Sources close to BitMEX told FT Alphaville last year that the company believed that as long as they blocked users with IPs from contentious jurisdictions, especially America, they would remain compliant.

But as FT Alphaville understands it, the authorities believe contentious markets remained a major source of revenues, especially in terms of fees, and that the company hinted strongly to users that the use of VPNs would get around its own systems.

The latest US actions (which can be read in full here and here), thus apply a death knell for the crypto exchange model that services clients anonymously in KYC/AML-obliging jurisdictions (ie most of the world).

This is important, because it means customer-facing crypto services in places like the United States are entirely pulled into the regulatory net of the core system, ensuring there is very little advantage in using crypto over traditional financial services

Never ready to give up, however, this has shifted the crypto community’s focus to the creation and propagation of so-called decentralised exchanges instead. The problem is that the industry is still unwilling to acknowledge the fact that a decentralised exchange is a contradiction in terms and is thus no substitute for operations like BitMEX.

That doesn’t mean, however, that they’re not going to try.

In industry eyes, matching-software that can be downloaded and used to bring counterparties together constitutes a tool rather than a service. Accordingly, the same requirements about financial disclosure, KYC and AML do not apply, not least because there is no central body governing or intermediating the sums of cash that pass through a system.

Undeniably, there are some advantages of using such software relative to trusting in conventional off-grid exchanges. Chief among them is the elimination of the risk that a third party exchange, such as BitMEX, uses a proprietary trading desk — with superior information about customer flows — to trade against its own users.

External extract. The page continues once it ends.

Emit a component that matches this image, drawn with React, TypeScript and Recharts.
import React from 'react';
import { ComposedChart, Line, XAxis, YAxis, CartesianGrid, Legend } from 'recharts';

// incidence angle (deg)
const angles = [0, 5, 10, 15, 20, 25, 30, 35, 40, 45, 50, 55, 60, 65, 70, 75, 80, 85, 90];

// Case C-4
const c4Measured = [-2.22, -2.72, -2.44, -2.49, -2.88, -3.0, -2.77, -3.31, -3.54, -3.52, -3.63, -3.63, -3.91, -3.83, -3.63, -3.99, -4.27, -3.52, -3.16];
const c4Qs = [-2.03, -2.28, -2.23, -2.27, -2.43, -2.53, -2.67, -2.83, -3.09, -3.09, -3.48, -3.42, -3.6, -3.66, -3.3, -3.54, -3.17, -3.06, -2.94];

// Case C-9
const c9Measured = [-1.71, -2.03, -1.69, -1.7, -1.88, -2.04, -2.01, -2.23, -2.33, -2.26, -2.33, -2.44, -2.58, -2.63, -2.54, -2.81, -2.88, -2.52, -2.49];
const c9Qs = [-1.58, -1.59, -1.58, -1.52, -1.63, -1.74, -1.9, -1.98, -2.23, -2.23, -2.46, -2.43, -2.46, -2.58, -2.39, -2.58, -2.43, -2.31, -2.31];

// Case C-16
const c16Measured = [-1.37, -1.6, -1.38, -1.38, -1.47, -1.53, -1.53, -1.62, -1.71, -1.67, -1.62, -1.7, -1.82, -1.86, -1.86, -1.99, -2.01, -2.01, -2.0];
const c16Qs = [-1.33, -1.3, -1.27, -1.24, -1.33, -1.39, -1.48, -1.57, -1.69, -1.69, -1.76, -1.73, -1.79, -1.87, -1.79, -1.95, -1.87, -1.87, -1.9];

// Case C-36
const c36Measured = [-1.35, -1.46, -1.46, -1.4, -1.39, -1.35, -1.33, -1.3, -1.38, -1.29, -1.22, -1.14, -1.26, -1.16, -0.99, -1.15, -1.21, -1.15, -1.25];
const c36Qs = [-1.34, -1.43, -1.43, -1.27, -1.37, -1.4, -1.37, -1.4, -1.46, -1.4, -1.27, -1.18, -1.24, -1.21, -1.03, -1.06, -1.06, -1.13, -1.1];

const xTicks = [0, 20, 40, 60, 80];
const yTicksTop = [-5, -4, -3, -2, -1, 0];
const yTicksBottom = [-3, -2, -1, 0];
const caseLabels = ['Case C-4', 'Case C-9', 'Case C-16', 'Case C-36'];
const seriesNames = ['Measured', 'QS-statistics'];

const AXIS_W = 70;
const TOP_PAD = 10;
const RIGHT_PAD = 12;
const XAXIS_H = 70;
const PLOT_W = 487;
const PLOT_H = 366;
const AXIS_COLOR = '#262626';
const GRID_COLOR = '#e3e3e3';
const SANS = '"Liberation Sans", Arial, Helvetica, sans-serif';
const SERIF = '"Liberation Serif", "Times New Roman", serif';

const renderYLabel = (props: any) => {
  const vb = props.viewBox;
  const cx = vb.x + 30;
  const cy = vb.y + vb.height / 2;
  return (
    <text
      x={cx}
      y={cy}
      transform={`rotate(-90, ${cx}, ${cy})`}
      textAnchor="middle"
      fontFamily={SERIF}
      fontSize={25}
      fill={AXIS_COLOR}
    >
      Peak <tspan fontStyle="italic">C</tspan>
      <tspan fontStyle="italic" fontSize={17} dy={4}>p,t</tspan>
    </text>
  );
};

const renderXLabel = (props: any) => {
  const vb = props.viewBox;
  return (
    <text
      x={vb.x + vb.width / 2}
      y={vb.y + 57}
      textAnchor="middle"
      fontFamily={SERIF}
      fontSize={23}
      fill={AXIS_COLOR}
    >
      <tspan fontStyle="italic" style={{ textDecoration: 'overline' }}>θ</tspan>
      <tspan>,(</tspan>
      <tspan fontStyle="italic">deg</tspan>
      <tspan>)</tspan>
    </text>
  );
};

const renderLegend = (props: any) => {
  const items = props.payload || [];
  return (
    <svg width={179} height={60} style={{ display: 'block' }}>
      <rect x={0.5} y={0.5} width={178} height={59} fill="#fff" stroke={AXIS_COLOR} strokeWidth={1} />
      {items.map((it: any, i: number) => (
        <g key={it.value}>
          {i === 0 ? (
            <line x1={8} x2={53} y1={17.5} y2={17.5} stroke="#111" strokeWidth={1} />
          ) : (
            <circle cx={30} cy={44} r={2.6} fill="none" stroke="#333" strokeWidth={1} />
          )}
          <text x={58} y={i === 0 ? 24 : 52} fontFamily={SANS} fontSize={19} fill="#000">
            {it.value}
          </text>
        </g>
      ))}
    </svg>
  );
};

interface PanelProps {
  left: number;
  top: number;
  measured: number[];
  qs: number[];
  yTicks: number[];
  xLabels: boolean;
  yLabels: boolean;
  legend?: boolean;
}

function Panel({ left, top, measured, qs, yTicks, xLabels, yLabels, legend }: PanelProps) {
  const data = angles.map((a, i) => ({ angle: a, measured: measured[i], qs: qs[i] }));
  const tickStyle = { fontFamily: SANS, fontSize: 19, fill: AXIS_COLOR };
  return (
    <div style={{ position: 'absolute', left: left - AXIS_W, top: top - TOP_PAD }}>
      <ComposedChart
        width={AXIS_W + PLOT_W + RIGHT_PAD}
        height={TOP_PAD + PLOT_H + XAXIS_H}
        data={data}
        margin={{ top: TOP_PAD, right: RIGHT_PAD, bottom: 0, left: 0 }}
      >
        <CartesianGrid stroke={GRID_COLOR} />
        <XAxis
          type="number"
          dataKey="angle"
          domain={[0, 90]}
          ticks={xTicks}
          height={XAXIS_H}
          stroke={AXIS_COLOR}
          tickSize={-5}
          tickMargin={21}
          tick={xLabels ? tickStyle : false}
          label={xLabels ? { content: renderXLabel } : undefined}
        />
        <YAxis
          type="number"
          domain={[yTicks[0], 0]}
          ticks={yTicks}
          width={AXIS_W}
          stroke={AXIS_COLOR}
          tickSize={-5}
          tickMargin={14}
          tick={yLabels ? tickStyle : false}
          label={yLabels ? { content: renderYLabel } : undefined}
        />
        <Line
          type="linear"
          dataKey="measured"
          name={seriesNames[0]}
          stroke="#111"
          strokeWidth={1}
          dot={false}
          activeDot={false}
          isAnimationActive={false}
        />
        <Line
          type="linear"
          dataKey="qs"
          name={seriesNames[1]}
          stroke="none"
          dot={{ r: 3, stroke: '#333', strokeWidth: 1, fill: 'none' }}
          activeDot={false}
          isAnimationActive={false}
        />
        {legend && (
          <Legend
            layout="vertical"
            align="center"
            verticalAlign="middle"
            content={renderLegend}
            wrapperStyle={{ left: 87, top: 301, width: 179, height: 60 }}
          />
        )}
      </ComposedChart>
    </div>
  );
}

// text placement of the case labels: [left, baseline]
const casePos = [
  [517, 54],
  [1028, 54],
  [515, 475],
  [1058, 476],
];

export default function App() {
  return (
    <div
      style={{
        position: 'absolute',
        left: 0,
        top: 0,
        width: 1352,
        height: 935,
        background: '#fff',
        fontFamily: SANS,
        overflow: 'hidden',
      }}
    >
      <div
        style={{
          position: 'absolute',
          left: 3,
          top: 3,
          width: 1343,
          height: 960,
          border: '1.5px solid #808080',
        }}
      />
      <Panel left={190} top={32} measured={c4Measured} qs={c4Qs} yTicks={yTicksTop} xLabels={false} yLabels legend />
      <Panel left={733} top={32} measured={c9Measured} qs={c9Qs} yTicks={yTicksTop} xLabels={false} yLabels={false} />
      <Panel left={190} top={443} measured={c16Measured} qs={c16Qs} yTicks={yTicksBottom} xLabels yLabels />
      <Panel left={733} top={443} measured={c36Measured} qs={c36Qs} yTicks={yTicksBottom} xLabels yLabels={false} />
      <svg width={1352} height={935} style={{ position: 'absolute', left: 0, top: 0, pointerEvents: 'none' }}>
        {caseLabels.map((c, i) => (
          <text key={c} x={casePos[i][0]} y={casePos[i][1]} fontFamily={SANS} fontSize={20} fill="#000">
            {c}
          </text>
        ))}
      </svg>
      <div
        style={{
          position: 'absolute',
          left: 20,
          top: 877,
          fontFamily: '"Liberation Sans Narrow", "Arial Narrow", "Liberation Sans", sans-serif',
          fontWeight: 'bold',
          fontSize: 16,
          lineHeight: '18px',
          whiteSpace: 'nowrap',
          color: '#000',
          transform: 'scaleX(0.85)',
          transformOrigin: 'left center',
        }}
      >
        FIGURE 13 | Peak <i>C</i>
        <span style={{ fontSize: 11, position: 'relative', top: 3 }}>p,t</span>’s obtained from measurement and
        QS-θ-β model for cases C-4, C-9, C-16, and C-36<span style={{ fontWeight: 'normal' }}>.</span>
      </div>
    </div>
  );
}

As the CFTC complaint notes, this was a point of contention with respect to BitMEX:

BitMEX acts as the counterparty to certain transactions on its platform, such as through its internal “market-making” desk, or through the BitMEX “Liquidation Engine” that can assume a customer’s position under certain circumstances.

And:

BitMEX has failed to establish rules to minimise conflicts of interest. This is apparent because Hayes, Delo, Reed, and numerous other BitMEX employees trade on the platform, and BitMEX’s own internal “market-making” desk has at times been one of the largest traders on the platform.

Such conflicts remain possible with all centralised exchanges, dark pools and market-making operations. Without proper oversight, there will always be a risk, if not a temptation, to trade against one’s own clients. As will the temptation to run conflicting market-making operations. The core financial system itself is not immune to this problem but the risk is all the greater if the exchange is also the manager and controller of any escrow funds, and operating offshore.

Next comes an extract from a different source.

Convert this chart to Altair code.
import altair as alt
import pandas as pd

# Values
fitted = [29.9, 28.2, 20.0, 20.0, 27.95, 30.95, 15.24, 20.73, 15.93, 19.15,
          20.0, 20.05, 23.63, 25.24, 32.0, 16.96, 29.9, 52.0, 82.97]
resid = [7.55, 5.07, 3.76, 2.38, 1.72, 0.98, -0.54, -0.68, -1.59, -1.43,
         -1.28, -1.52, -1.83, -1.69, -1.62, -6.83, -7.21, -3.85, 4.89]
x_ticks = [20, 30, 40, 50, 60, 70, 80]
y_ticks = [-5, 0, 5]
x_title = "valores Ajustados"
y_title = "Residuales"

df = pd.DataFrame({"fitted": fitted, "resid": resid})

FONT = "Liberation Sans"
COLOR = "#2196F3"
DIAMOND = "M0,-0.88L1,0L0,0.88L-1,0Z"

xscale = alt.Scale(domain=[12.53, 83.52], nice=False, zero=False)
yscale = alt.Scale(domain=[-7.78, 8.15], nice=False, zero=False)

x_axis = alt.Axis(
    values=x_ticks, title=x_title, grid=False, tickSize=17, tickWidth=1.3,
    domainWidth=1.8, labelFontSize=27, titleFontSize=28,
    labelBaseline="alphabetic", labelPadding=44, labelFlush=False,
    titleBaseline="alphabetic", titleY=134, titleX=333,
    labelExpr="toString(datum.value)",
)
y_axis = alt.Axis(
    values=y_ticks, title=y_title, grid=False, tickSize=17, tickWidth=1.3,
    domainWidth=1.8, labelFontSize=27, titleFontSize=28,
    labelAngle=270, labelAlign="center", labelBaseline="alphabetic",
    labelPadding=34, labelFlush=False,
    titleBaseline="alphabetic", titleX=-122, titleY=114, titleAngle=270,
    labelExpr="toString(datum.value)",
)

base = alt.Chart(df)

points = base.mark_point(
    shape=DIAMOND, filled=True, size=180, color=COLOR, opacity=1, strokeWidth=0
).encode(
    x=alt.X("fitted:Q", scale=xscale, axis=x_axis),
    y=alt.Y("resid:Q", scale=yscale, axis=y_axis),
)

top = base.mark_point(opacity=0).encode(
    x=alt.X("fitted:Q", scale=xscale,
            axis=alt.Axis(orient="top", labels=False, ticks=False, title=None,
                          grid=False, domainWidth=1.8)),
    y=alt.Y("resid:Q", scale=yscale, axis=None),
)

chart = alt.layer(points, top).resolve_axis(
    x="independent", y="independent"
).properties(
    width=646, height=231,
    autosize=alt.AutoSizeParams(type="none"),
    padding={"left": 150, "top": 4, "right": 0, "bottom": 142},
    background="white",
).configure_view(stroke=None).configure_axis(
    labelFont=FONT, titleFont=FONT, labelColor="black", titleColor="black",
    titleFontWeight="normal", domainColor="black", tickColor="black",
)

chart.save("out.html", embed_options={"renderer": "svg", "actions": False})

A decentralised system, in theory, eliminates that problem. But the flipside of that reality is that there is no guaranteed liquidity on any such system and no protection against flaking counterparties or worse. There are simply no guarantees at all. And while reputation scoring can help, over time it becomes an expense in its own right, since it becomes entirely impossible to verify all counterparties at any significant scale or pace independently. All of which knocks liquidity and increases the theoretical discount that needs to be applied to any cryptocurrency that cannot be cashed-out in the realms of the regulated system.

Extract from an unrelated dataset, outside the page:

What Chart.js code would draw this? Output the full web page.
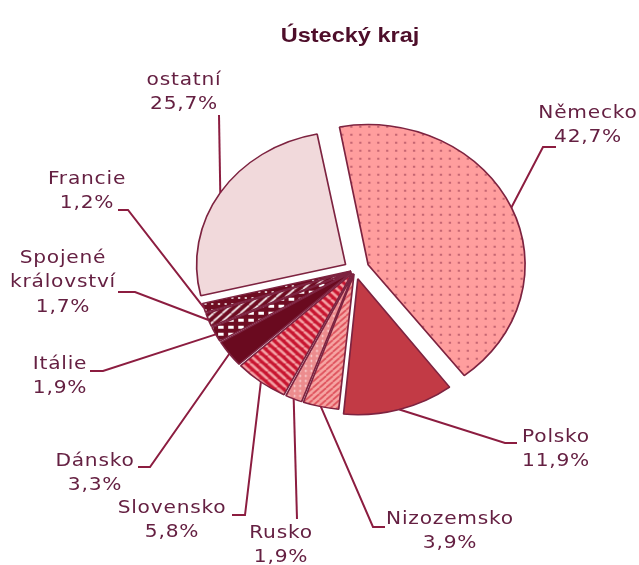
<!DOCTYPE html>
<html>
<head>
<meta charset="utf-8">
<script src="https://cdn.jsdelivr.net/npm/chart.js@4.4.1/dist/chart.umd.min.js"></script>
<style>
  html, body { margin: 0; padding: 0; background: #fff; }
</style>
</head>
<body>
<canvas id="pieChart" width="639" height="565"></canvas>
<script>
// data
const chartTitle = 'Ústecký kraj';
const countries = ['Německo', 'Polsko', 'Nizozemsko', 'Rusko', 'Slovensko', 'Dánsko', 'Itálie', 'Spojené království', 'Francie', 'ostatní'];
const shares = [42.7, 11.9, 3.9, 1.9, 5.8, 3.3, 1.9, 1.7, 1.2, 25.7];

// vzhled
const SX = 1.12;              // vodorovné roztažení (originál je elipsa)
const lineColor = '#8c1d40';
const textColor = '#652042';
const edgeColor = '#7d2340';
const sliceGaps = [20, 12, 7, 7, 7, 7, 7, 7, 7, 10];   // vysunutí výsečí v px

// pozice popisků: text, lomený bod, konec vodorovné čárky
const labelLayout = [
    { x: 588, y: 113, ex: 543, ey: 147, hx: 556 },
    { x: 556, y: 437, ex: 505, ey: 443, hx: 517 },
    { x: 450, y: 519, ex: 373, ey: 527, hx: 385 },
    { x: 281, y: 533, ex: 297, ey: 519, hx: 297 },
    { x: 172, y: 508, ex: 245, ey: 515, hx: 232 },
    { x: 95,  y: 461, ex: 150, ey: 467, hx: 138 },
    { x: 60,  y: 364, ex: 103, ey: 371, hx: 90 },
    { x: 63,  y: 258, ex: 135, ey: 292, hx: 118 },
    { x: 87,  y: 179, ex: 128, ey: 210, hx: 118 },
    { x: 184, y: 80,  ex: 219, ey: 115, hx: 219 }
];

// vzorky výplně
function makePattern(bg, w, h, draw) {
    const c = document.createElement('canvas');
    c.width = w; c.height = h;
    const g = c.getContext('2d');
    g.fillStyle = bg;
    g.fillRect(0, 0, w, h);
    if (draw) draw(g, w, h);
    return g.createPattern(c, 'repeat');
}
function stripes(color, width, dir) {
    return (g, w, h) => {
        g.strokeStyle = color;
        g.lineWidth = width;
        for (let k = -1; k <= 1; k++) {
            g.beginPath();
            if (dir === '/') { g.moveTo(k * w, h); g.lineTo(k * w + w, 0); }
            else { g.moveTo(k * w, 0); g.lineTo(k * w + w, h); }
            g.stroke();
        }
    };
}
function dots(color, r) {
    return (g, w, h) => {
        g.fillStyle = color;
        g.beginPath();
        g.arc(w / 2, h / 2, r, 0, Math.PI * 2);
        g.fill();
    };
}

const fills = [
    makePattern('#ff9e9e', 8, 8, dots('#b85868', 1.1)),            // Německo
    '#c23a45',                                                     // Polsko
    makePattern('#f6a6a4', 6, 6, stripes('#de4f5a', 1.6, '/')),    // Nizozemsko
    makePattern('#ec8c8e', 5, 5, dots('#fbe0e0', 0.9)),            // Rusko
    makePattern('#c81530', 8, 8, stripes('#f4a3a6', 2.6, '\\')),  // Slovensko
    '#6a0a1f',                                                     // Dánsko
    makePattern('#6e0c22', 9, 7, (g) => { g.fillStyle = '#ffffff'; g.fillRect(2, 2, 5, 3); }), // Itálie
    makePattern('#6e0c22', 8, 8, stripes('#ffffff', 1.6, '/')),    // Spojené království
    makePattern('#6e0c22', 6, 6, dots('#ffffff', 1.0)),            // Francie
    '#f1d9db'                                                      // ostatní
];

// převod vysunutí v px na option offset (Chart.js v4 dělí offset)
const total = shares.reduce((a, b) => a + b, 0);
const offsets = shares.map((v, i) => {
    const circ = v / total * Math.PI * 2;
    const fix = 1 - Math.sin(Math.min(Math.PI, circ));
    return sliceGaps[i] * 4 / (1 + fix);
});
function realGap(i) {
    const circ = shares[i] / total * Math.PI * 2;
    const fix = 1 - Math.sin(Math.min(Math.PI, circ));
    return offsets[i] / 4 * (1 + fix);
}

// roztažení koláče do elipsy
const ellipsePlugin = {
    id: 'ellipse',
    beforeDatasetsDraw(chart) {
        const arc = chart.getDatasetMeta(0).data[0];
        const ctx = chart.ctx;
        ctx.save();
        ctx.translate(arc.x, arc.y);
        ctx.scale(SX, 1);
        ctx.translate(-arc.x, -arc.y);
    },
    afterDatasetsDraw(chart) {
        chart.ctx.restore();
    }
};

function drawText(ctx, text, x, y) {
    ctx.save();
    ctx.translate(x, y);
    ctx.scale(SX, 1);
    ctx.fillText(text, 0, 0);
    ctx.restore();
}

// popisky s vodicími čarami + nadpis
const labelPlugin = {
    id: 'leaderLabels',
    afterDraw(chart) {
        const ctx = chart.ctx;
        const arcs = chart.getDatasetMeta(0).data;
        ctx.save();

        // nadpis
        ctx.fillStyle = '#4e0e2a';
        ctx.font = 'bold 21px "Liberation Sans", Arial, sans-serif';
        ctx.textAlign = 'center';
        ctx.textBaseline = 'alphabetic';
        drawText(ctx, chartTitle, 350, 42);

        ctx.font = '18px "DejaVu Sans", Verdana, sans-serif';
        ctx.letterSpacing = '0.7px';
        ctx.textBaseline = 'middle';
        arcs.forEach((arc, i) => {
            const p = arc.getProps(['x', 'y', 'startAngle', 'endAngle', 'outerRadius'], true);
            const mid = (p.startAngle + p.endAngle) / 2;
            const r = p.outerRadius + realGap(i);
            const ax = p.x + Math.cos(mid) * r * SX;
            const ay = p.y + Math.sin(mid) * r;
            const L = labelLayout[i];

            ctx.strokeStyle = lineColor;
            ctx.lineWidth = 2;
            ctx.beginPath();
            ctx.moveTo(ax, ay);
            ctx.lineTo(L.ex, L.ey);
            ctx.lineTo(L.hx, L.ey);
            ctx.stroke();

            const lines = countries[i] === 'Spojené království' ? countries[i].split(' ') : [countries[i]];
            lines.push(shares[i].toFixed(1).replace('.', ',') + '%');
            ctx.fillStyle = textColor;
            lines.forEach((t, j) => drawText(ctx, t, L.x, L.y + j * 24.5));
        });
        ctx.restore();
    }
};

const ctx = document.getElementById('pieChart').getContext('2d');
new Chart(ctx, {
    type: 'pie',
    data: {
        labels: countries,
        datasets: [{
            data: shares,
            backgroundColor: fills,
            borderColor: edgeColor,
            borderWidth: 1.5,
            offset: offsets
        }]
    },
    options: {
        responsive: false,
        animation: false,
        rotation: -11,
        radius: 133,
        layout: { padding: { left: 71, right: 0, top: 0, bottom: 25 } },
        plugins: {
            legend: { display: false },
            tooltip: { enabled: false },
            title: { display: false }
        }
    },
    plugins: [ellipsePlugin, labelPlugin]
});
</script>
</body>
</html>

In the long run, customers (even fraudulent ones) will realise that all the structure really does is outsource the job of KYC and AML screening to users directly. If crypto users are smart, they will realise this will never be as cost efficient as institutions doing KYC on users’ behalf.

It’s at this point, all those involved would do well to look into why such things as pirate’s code and honour among thieves have always existed. Trust is not optional. If you want the benefits of a scaled system, you need institutional trust to intermediate it. That applies as much to black-market transactions as it does to cleared ones.